Referring to the generation of the Tower of Babel, the Rav writes, "The construction of the tower represented industrialization. The society enslaved the individual, not to other individuals, but to the state, to the collective, to the group. The ideology of Marxism, as interpreted by Lenin and Mao Tse Tung, could not have found a better portrayal than in these verses (Gen. 11).

Thus the redemption of G-d's Creation began only when G-d and Abraham formed together  a covenantal relationship, based reciprocal relationships and obligations.

A Lonely G-d, abandoned by his Creation, met a lonely, nomadic seeker of G-d, and they formed a redeeming fellowship.
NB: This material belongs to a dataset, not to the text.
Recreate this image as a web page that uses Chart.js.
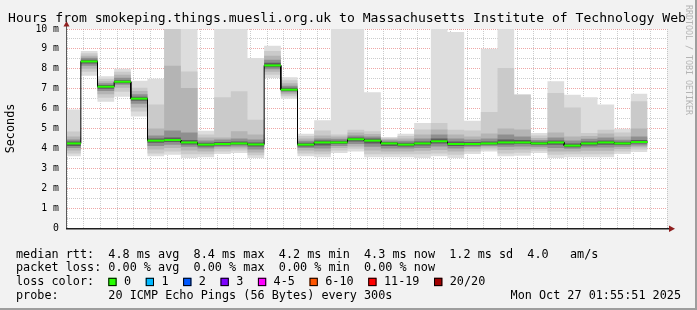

The Rav writes, " Abraham….searched and discovered G-d in the starlit heavens….Yet, he felt an intense loneliness….Only when he met G-d on earth as Father, Brother, and Friend….did he feel redeemed."

Conclusion

The modern religious Jew is surrounded by a society descending into the ethical chaos of a cyber-promoted anarchic individualism. The ethical relativism and moral vacuum of the internet is seriously eroding the traditional social norms, and mutual obligations and bonds,  of family and communal life.  In order to orient himself in this ethical chaos, the religious Jew must steadfastly, with all his might,  cling to G-d in a covenantal relationship.

G-d is eager that we take part in his Creation and be creative in the natural sciences, the arts, and in promoting justice in civil society. However, our individual creativity will have the best chance of being ethical and lasting (and not self serving and stylish) if it is conducted in the context of an obligating, reciprocal relationship with G-d and his Torah.